As relações estatisticamente significativas e positivas entre os AVS e os problemas psicopatológicos no grupo dos adolescentes institucionalizados sugerem que os primeiros promovem tendencialmente problemas de comportamento (Oliva et al. 2008).

Os resultados deste estudo podem ser explicados à luz do modelo construtivista, a subjetividade do conceito de resiliência remetendo para diferenças a nível do seu significado em diferentes culturas e contextos, realçando-se os constructos individuais e do grupo de referência social (Ungar, 2004). Então, podemos considerar que embora os adolescentes institucionalizados e os não- institucionalizados estejam inseridos na mesma cultura, o seu contexto mais próximo (microssistema) difere - uns vivem institucionalizados e outros em família. Este fator, juntamente com um percurso de vida marcado por muitos AVS, pode explicar o facto de os adolescentes institucionalizados não apresentarem significados de resiliência e de saúde divergentes dos de adolescentes não- institucionalizados.

Finalmente, importa identificar as limitações do presente estudo.
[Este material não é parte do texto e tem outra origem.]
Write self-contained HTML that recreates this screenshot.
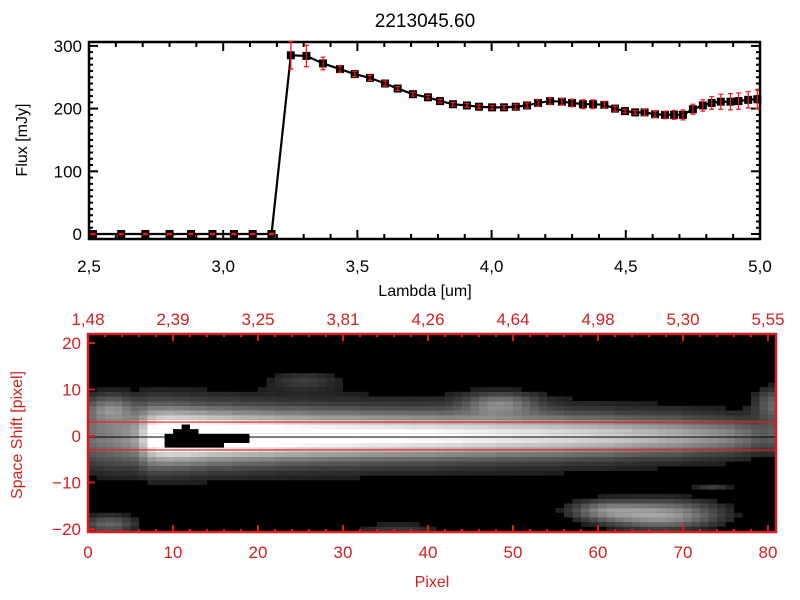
<!DOCTYPE html>
<html><head><meta charset="utf-8">
<style>
html,body{margin:0;padding:0;background:#fff;}
svg{display:block;font-family:"Liberation Sans",sans-serif;}
</style></head>
<body>
<svg id="chart" width="800" height="600" viewBox="0 0 800 600">
<rect x="0" y="0" width="800" height="600" fill="#fff"/>
<defs><clipPath id="imgclip"><rect x="88" y="334" width="688" height="198"/></clipPath></defs>
<text x="425" y="27" font-size="19" text-anchor="middle" fill="#000">2213045.60</text>
<g id="topPlot"></g>
<g id="botPlot"></g>
<text x="425" y="296" font-size="16" text-anchor="middle" fill="#000">Lambda [um]</text>
<text transform="translate(27,140) rotate(-90)" font-size="16" text-anchor="middle" fill="#000">Flux [mJy]</text>
<text x="432" y="587" font-size="16" text-anchor="middle" fill="#d02020">Pixel</text>
<text transform="translate(22,435) rotate(-90)" font-size="16" text-anchor="middle" fill="#d02020">Space Shift [pixel]</text>
</svg>
<script>
// ---- spectrum data ----
const lambdas = [2.515,2.62,2.71,2.80,2.88,2.96,3.04,3.11,3.18,
 3.252,3.31,3.372,3.435,3.49,3.547,3.603,3.65,3.707,3.763,3.808,3.856,3.908,3.953,4.002,4.046,4.09,4.132,
 4.173,4.218,4.262,4.30,4.34,4.378,4.42,4.46,4.497,4.535,4.57,4.609,4.646,4.68,4.713,4.75,4.787,4.82,4.854,4.89,
 4.92,4.956,4.99];
const flux = [0,0,0,0,0,0,0,0,0,
 285,284,272,263,255,249,240,232,223,218,212,207,205,203,202,202,203,205,
 209,212,211,209,207,207,206,200,196,194,194,191,190,190,190,199,205,209,211,211,
 212,214,215];
const fluxErr = [1,1,1,1,1,1,1,1,1,
 22,17,10,5,4,4,4,3,3,3,3,3,3,3,3,3,4,4,
 5,5,5,6,7,7,5,4,3,3,5,5,6,7,8,8,9,10,12,13,
 13,13,15];
const xTicks = ["2.5","3.0","3.5","4.0","4.5","5.0"];
const yTicks = ["0","100","200","300"];

// ---- image axes data ----
const pixTicks = ["0","10","20","30","40","50","60","70","80"];
const lamTopTicks = ["1.48","2.39","3.25","3.81","4.26","4.64","4.98","5.30","5.55"];
const shiftTicks = ["-20","-10","0","10","20"];
const colPeak = [0.35,0.38,0.4,0.42,0.45,0.5,0.65,0.85,0.95,1,1,1,1,0.98,0.97,0.96,0.95,0.94,0.93,0.92,
 0.9,0.9,0.89,0.88,0.88,0.87,0.87,0.86,0.86,0.85,0.85,0.84,0.84,0.83,0.83,0.82,0.82,0.81,0.8,0.8,
 0.8,0.79,0.78,0.78,0.77,0.76,0.76,0.75,0.74,0.74,0.73,0.72,0.72,0.71,0.7,0.7,0.69,0.68,0.67,0.66,
 0.65,0.64,0.63,0.62,0.6,0.59,0.58,0.56,0.55,0.54,0.52,0.5,0.48,0.46,0.44,0.42,0.38,0.35,0.3,0.28,0.3];
const colWidth = [5,5,5,5,4.8,4.6,4.4,4.2,4,3.9,3.8,3.8,3.7,3.7,3.6,3.6,3.6,3.5,3.5,3.5,
 3.5,3.5,3.4,3.4,3.4,3.4,3.3,3.3,3.3,3.3,3.3,3.3,3.2,3.2,3.2,3.2,3.2,3.2,3.2,3.2,
 3.2,3.1,3.1,3.1,3.1,3.1,3.1,3.1,3.0,3.0,3.0,3.0,3.0,3.0,3.0,3.0,2.9,2.9,2.9,2.9,
 2.9,2.9,2.8,2.8,2.8,2.8,2.8,2.8,2.8,2.8,2.7,2.7,2.7,2.7,2.7,2.7,2.7,2.7,2.7,2.7,2.7];
const blobCol = [67,60,48,2,2,36,80,25,73];
const blobRow = [-17,-16,7,-19,6,-20,7,12,-11];
const blobSx = [5,3,3,2.5,2,4,1.5,3,1.5];
const blobSy = [2.2,1.5,1.6,1.5,2,1,2.5,1.5,0.6];
const blobAmp = [0.62,0.35,0.38,0.4,0.3,0.22,0.35,0.18,0.2];
const satCols = [9,10,11,12,13,14,15,16,17,18,9,10,11,12,13,14,15,16,17,18,9,10,11,12,13,14,15,10,11,12,11];
const satRows = [0,0,0,0,0,0,0,0,0,0,-1,-1,-1,-1,-1,-1,-1,-1,-1,-1,-2,-2,-2,-2,-2,-2,-2,1,1,1,2];

const NS = "http://www.w3.org/2000/svg";
function mk(parent, tag, attrs){const e=document.createElementNS(NS,tag);for(const k in attrs)e.setAttribute(k,attrs[k]);parent.appendChild(e);return e;}

// ===== top plot =====
const topG = document.getElementById('topPlot');
const TX0=89, TX1=760, TY0=42, TY1=239;
const sx = v => TX0 + (v-2.5)/(2.5)*(TX1-TX0);
const sy = v => 234 - v*0.627;
let fr = mk(topG,'rect',{x:TX0,y:TY0,width:TX1-TX0,height:TY1-TY0,fill:'none',stroke:'#000','stroke-width':2.5});


for(let k=0; k<=25; k++){
  const v = 2.5 + k*0.1;
  const major = k%5===0;
  const L = major?9:5, x=sx(v);
  let t=mk(topG,'line',{x1:x,x2:x,y1:TY1,y2:TY1-L,stroke:'#000','stroke-width':2});
  
  
  t=mk(topG,'line',{x1:x,x2:x,y1:TY0,y2:TY0+L,stroke:'#000','stroke-width':2});
  
  
}
xTicks.forEach(s=>{
  const tx=mk(topG,'text',{x:sx(parseFloat(s)),y:272,'font-size':17,'text-anchor':'middle',fill:'#000'});
  tx.textContent=s.replace('.',',');
  
  
});
for(let v=-10; v<=300; v+=10){
  const major = v%100===0, L=major?9:4, y=sy(v);
  if(y<TY0||y>TY1) continue;
  let t=mk(topG,'line',{x1:TX0,x2:TX0+L,y1:y,y2:y,stroke:'#000','stroke-width':2});
  
  
  t=mk(topG,'line',{x1:TX1,x2:TX1-L,y1:y,y2:y,stroke:'#000','stroke-width':2});
  
  
}
yTicks.forEach(s=>{
  const tx=mk(topG,'text',{x:82,y:sy(parseFloat(s))+6,'font-size':17,'text-anchor':'end',fill:'#000'});
  tx.textContent=s;
  
  
});
let pts = lambdas.map((l,i)=>sx(l)+','+sy(flux[i])).join(' ');
let pl = mk(topG,'polyline',{points:pts,fill:'none',stroke:'#000','stroke-width':2.2});


lambdas.forEach((l,i)=>{
  const x=sx(l), y=sy(flux[i]);
  const m=mk(topG,'rect',{x:x-4,y:y-4,width:8,height:8,fill:'#000'});
  
  
  const y1=sy(flux[i]+fluxErr[i]), y2=sy(flux[i]-fluxErr[i]);
  const e=mk(topG,'path',{d:`M${x},${y1}V${y2}M${x-2.5},${y1}H${x+2.5}M${x-2.5},${y2}H${x+2.5}`,stroke:'#ff1010','stroke-width':1.2,fill:'none'});
  
  
});

// ===== bottom image =====
const botG = document.getElementById('botPlot');
const BX0=88, BX1=776, BY0=334, BY1=532;
const px = c => 88 + c*8.5;
const py = r => 436 - r*4.65;
const img = mk(botG,'g',{'clip-path':'url(#imgclip)'});


mk(img,'rect',{x:BX0,y:BY0,width:BX1-BX0,height:BY1-BY0,fill:'#000'});
const sat = new Set(satCols.map((c,i)=>c+'_'+satRows[i]));
for(let c=0;c<81;c++){
  for(let r=-21;r<=22;r++){
    let v = colPeak[c]*Math.exp(-r*r/(2*colWidth[c]*colWidth[c]))
          + 0.28*colPeak[c]*Math.exp(-r*r/(2*7*7));
    for(let b=0;b<blobCol.length;b++){
      const dx=(c-blobCol[b])/blobSx[b], dy=(r-blobRow[b])/blobSy[b];
      v += blobAmp[b]*Math.exp(-(dx*dx+dy*dy)/2);
    }
    if(sat.has(c+'_'+r)) continue;
    if(v<0.12) continue;
    const g = Math.round(Math.min(1,v)*255);
    const cell = mk(img,'rect',{x:px(c),y:py(r+0.5),width:8.6,height:4.75,fill:`rgb(${g},${g},${g})`});
    
    
  }
}
let ln = mk(botG,'line',{x1:BX0,x2:BX1,y1:py(0)+1,y2:py(0)+1,stroke:'#000','stroke-width':1});


[3,-3].forEach(v=>{
  const l=mk(botG,'line',{x1:BX0,x2:BX1,y1:py(v),y2:py(v),stroke:'#ff1010','stroke-width':1.2});
  
  
});
const RED='#d02020';
let bf = mk(botG,'rect',{x:BX0,y:BY0,width:BX1-BX0,height:BY1-BY0,fill:'none',stroke:RED,'stroke-width':2.5});


for(let c=0;c<=80;c+=2){
  const major=c%10===0, L=major?7:3, x=px(c);
  let t=mk(botG,'line',{x1:x,x2:x,y1:BY1,y2:BY1-L,stroke:RED,'stroke-width':2});
  
  
  t=mk(botG,'line',{x1:x,x2:x,y1:BY0,y2:BY0+L,stroke:RED,'stroke-width':2});
  
  
}
pixTicks.forEach(s=>{
  const t=mk(botG,'text',{x:px(parseFloat(s)),y:558,'font-size':17,'text-anchor':'middle',fill:RED});
  t.textContent=s;
  
  
});
lamTopTicks.forEach((s,i)=>{
  const t=mk(botG,'text',{x:px(i*10),y:325,'font-size':17,'text-anchor':'middle',fill:RED});
  t.textContent=s.replace('.',',');
  
  
});
shiftTicks.forEach(s=>{
  const v=parseFloat(s), y=py(v);
  let t=mk(botG,'line',{x1:BX0,x2:BX0+7,y1:y,y2:y,stroke:RED,'stroke-width':2});
  
  
  const tx=mk(botG,'text',{x:81,y:y+6,'font-size':17,'text-anchor':'end',fill:RED});
  tx.textContent=s.replace('-','\u2212');
  
  
});
</script>
</body></html>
Primeiramente, a impossibilidade de fazer generalizações a partir dos resultados obtidos, devido ao tamanho da amostra. Em segundo lugar, o desenho transversal do estudo impede que se possam fazer ilações causais. Por último, o instrumento de avaliação de resiliência carece de adaptação aos adolescentes institucionalizados, uma vez que não avalia diretamente o envolvimento dos adolescentes na instituição de acolhimento. Um estudo futuro deverá centrar-se na análise do impacto da institucionalização na infância a longo prazo.